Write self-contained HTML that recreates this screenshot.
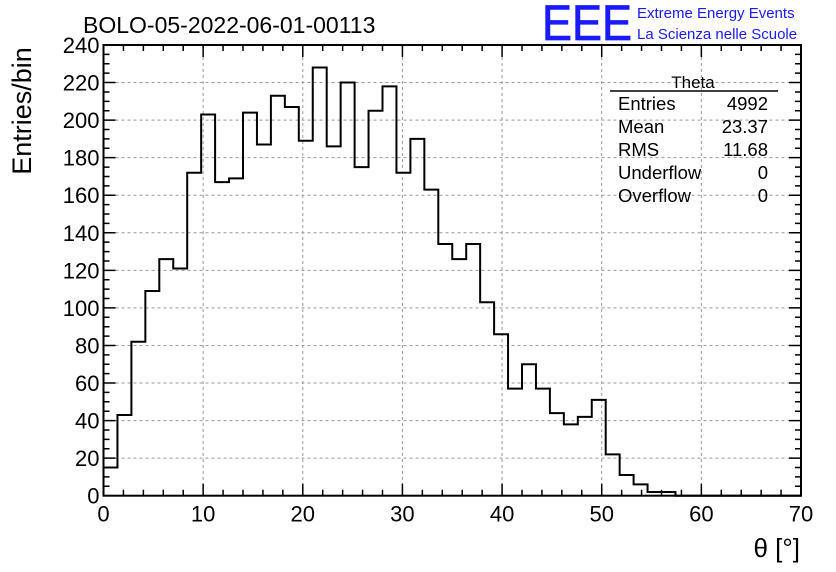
<!DOCTYPE html>
<html><head><meta charset="utf-8"><style>
body{margin:0;background:#fff}
svg{display:block;font-family:"Liberation Sans",sans-serif}
</style></head><body>
<svg id="chart" width="836" height="572" viewBox="0 0 836 572">
<rect width="836" height="572" fill="#fff"/>
<text x="83" y="33" font-size="23">BOLO-05-2022-06-01-00113</text>
<text x="542" y="40" font-size="50" fill="#1a1aff" stroke="#1a1aff" stroke-width="0.8" textLength="90" lengthAdjust="spacingAndGlyphs">EEE</text>
<text x="637" y="18" font-size="15" fill="#1a1aff">Extreme Energy Events</text>
<text x="637" y="39" font-size="15" fill="#1a1aff">La Scienza nelle Scuole</text>
<g id="grid"></g>
<g id="ticks"></g>
<g id="labels" font-size="22"></g>
<path id="hist" fill="none" stroke="#000" stroke-width="2"/>
<rect x="103.5" y="45" width="697.5" height="450.7" fill="none" stroke="#000" stroke-width="2"/>
<text transform="translate(31,111) rotate(-90)" text-anchor="middle" font-size="27">Entries/bin</text>
<text x="800" y="557" text-anchor="end" font-size="26">θ [°]</text>
<g font-size="18.5">
<text x="693" y="88" text-anchor="middle" font-size="17">Theta</text>
<line x1="610" y1="91" x2="778" y2="91" stroke="#000" stroke-width="1.5"/>
<text x="618" y="110">Entries</text><text x="768" y="110" text-anchor="end">4992</text>
<text x="618" y="133">Mean</text><text x="768" y="133" text-anchor="end">23.37</text>
<text x="618" y="156">RMS</text><text x="768" y="156" text-anchor="end">11.68</text>
<text x="618" y="179">Underflow</text><text x="768" y="179" text-anchor="end">0</text>
<text x="618" y="202">Overflow</text><text x="768" y="202" text-anchor="end">0</text>
</g>
</svg>
<script>
const binCounts = [15,43,82,109,126,121,172,203,167,169,204,187,213,207,189,228,186,220,175,205,218,172,190,163,134,126,134,103,86,57,70,57,44,38,42,51,22,11,6,2,2,0,0,0,0,0,0,0,0,0];
const xTickLabels = ["0","10","20","30","40","50","60","70"];
const yTickLabels = ["0","20","40","60","80","100","120","140","160","180","200","220","240"];
const xMin=0, xMax=70, binWidth=1.4, yMax=240;
const L=103.5, R=801, B=495.7, T=45;
const sx=v=>L+(v-xMin)/(xMax-xMin)*(R-L);
const sy=v=>B-v/yMax*(B-T);
const NS="http://www.w3.org/2000/svg";
function mk(tag,attrs,parent){const e=document.createElementNS(NS,tag);for(const k in attrs)e.setAttribute(k,attrs[k]);parent.appendChild(e);return e;}
const grid=document.getElementById('grid'),ticks=document.getElementById('ticks'),labels=document.getElementById('labels');
xTickLabels.forEach((t,i)=>{const v=+t,x=sx(v);
 if(i>0&&i<xTickLabels.length-1){const g=mk('line',{x1:x,x2:x,y1:T,y2:B,stroke:'#999','stroke-dasharray':'3,3','stroke-width':1},grid);
 
 }
 const tx=mk('text',{x:x,y:B+26,'text-anchor':'middle'},labels);tx.textContent=t;
 
 
});
yTickLabels.forEach((t,i)=>{const v=+t,y=sy(v);
 if(i>0&&i<yTickLabels.length-1){const g=mk('line',{x1:L,x2:R,y1:y,y2:y,stroke:'#999','stroke-dasharray':'3,3','stroke-width':1},grid);
 
 }
 const tx=mk('text',{x:L-4,y:y+8,'text-anchor':'end'},labels);tx.textContent=t;
 
 
});
let d='';
for(let v=0;v<=70;v+=2){const x=sx(v),len=(v%10===0)?12:6;d+=`M${x},${B}V${B-len}M${x},${T}V${T+len}`;}
for(let v=0;v<=240;v+=5){const y=sy(v),len=(v%20===0)?12:6;d+=`M${L},${y}H${L+len}M${R},${y}H${R-len}`;}
const tp=mk('path',{d:d,stroke:'#000','stroke-width':1.5,fill:'none'},ticks);


let h=`M${sx(0)},${sy(0)}`;
binCounts.forEach((c,i)=>{const x1=sx((i+1)*binWidth);h+=`V${sy(c)}H${x1}`;});
document.getElementById('hist').setAttribute('d',h);
</script>
</body></html>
^^^^
* _PROBLEM DETAILS_
Repeat all of the data above word for word, minus the pictures.

* _TASK ANSWER_
Write self-contained HTML that recreates this screenshot.
<!DOCTYPE html>
<html><head><meta charset="utf-8"><style>
body{margin:0;background:#fff}
svg{display:block;font-family:"Liberation Sans",sans-serif}
</style></head><body>
<svg id="chart" width="836" height="572" viewBox="0 0 836 572">
<rect width="836" height="572" fill="#fff"/>
<text x="83" y="33" font-size="23">BOLO-05-2022-06-01-00113</text>
<text x="542" y="40" font-size="50" fill="#1a1aff" stroke="#1a1aff" stroke-width="0.8" textLength="90" lengthAdjust="spacingAndGlyphs">EEE</text>
<text x="637" y="18" font-size="15" fill="#1a1aff">Extreme Energy Events</text>
<text x="637" y="39" font-size="15" fill="#1a1aff">La Scienza nelle Scuole</text>
<g id="grid"></g>
<g id="ticks"></g>
<g id="labels" font-size="22"></g>
<path id="hist" fill="none" stroke="#000" stroke-width="2"/>
<rect x="103.5" y="45" width="697.5" height="450.7" fill="none" stroke="#000" stroke-width="2"/>
<text transform="translate(31,111) rotate(-90)" text-anchor="middle" font-size="27">Entries/bin</text>
<text x="800" y="557" text-anchor="end" font-size="26">θ [°]</text>
<g font-size="18.5">
<text x="693" y="88" text-anchor="middle" font-size="17">Theta</text>
<line x1="610" y1="91" x2="778" y2="91" stroke="#000" stroke-width="1.5"/>
<text x="618" y="110">Entries</text><text x="768" y="110" text-anchor="end">4992</text>
<text x="618" y="133">Mean</text><text x="768" y="133" text-anchor="end">23.37</text>
<text x="618" y="156">RMS</text><text x="768" y="156" text-anchor="end">11.68</text>
<text x="618" y="179">Underflow</text><text x="768" y="179" text-anchor="end">0</text>
<text x="618" y="202">Overflow</text><text x="768" y="202" text-anchor="end">0</text>
</g>
</svg>
<script>
const binCounts = [15,43,82,109,126,121,172,203,167,169,204,187,213,207,189,228,186,220,175,205,218,172,190,163,134,126,134,103,86,57,70,57,44,38,42,51,22,11,6,2,2,0,0,0,0,0,0,0,0,0];
const xTickLabels = ["0","10","20","30","40","50","60","70"];
const yTickLabels = ["0","20","40","60","80","100","120","140","160","180","200","220","240"];
const xMin=0, xMax=70, binWidth=1.4, yMax=240;
const L=103.5, R=801, B=495.7, T=45;
const sx=v=>L+(v-xMin)/(xMax-xMin)*(R-L);
const sy=v=>B-v/yMax*(B-T);
const NS="http://www.w3.org/2000/svg";
function mk(tag,attrs,parent){const e=document.createElementNS(NS,tag);for(const k in attrs)e.setAttribute(k,attrs[k]);parent.appendChild(e);return e;}
const grid=document.getElementById('grid'),ticks=document.getElementById('ticks'),labels=document.getElementById('labels');
xTickLabels.forEach((t,i)=>{const v=+t,x=sx(v);
 if(i>0&&i<xTickLabels.length-1){const g=mk('line',{x1:x,x2:x,y1:T,y2:B,stroke:'#999','stroke-dasharray':'3,3','stroke-width':1},grid);
 
 }
 const tx=mk('text',{x:x,y:B+26,'text-anchor':'middle'},labels);tx.textContent=t;
 
 
});
yTickLabels.forEach((t,i)=>{const v=+t,y=sy(v);
 if(i>0&&i<yTickLabels.length-1){const g=mk('line',{x1:L,x2:R,y1:y,y2:y,stroke:'#999','stroke-dasharray':'3,3','stroke-width':1},grid);
 
 }
 const tx=mk('text',{x:L-4,y:y+8,'text-anchor':'end'},labels);tx.textContent=t;
 
 
});
let d='';
for(let v=0;v<=70;v+=2){const x=sx(v),len=(v%10===0)?12:6;d+=`M${x},${B}V${B-len}M${x},${T}V${T+len}`;}
for(let v=0;v<=240;v+=5){const y=sy(v),len=(v%20===0)?12:6;d+=`M${L},${y}H${L+len}M${R},${y}H${R-len}`;}
const tp=mk('path',{d:d,stroke:'#000','stroke-width':1.5,fill:'none'},ticks);


let h=`M${sx(0)},${sy(0)}`;
binCounts.forEach((c,i)=>{const x1=sx((i+1)*binWidth);h+=`V${sy(c)}H${x1}`;});
document.getElementById('hist').setAttribute('d',h);
</script>
</body></html>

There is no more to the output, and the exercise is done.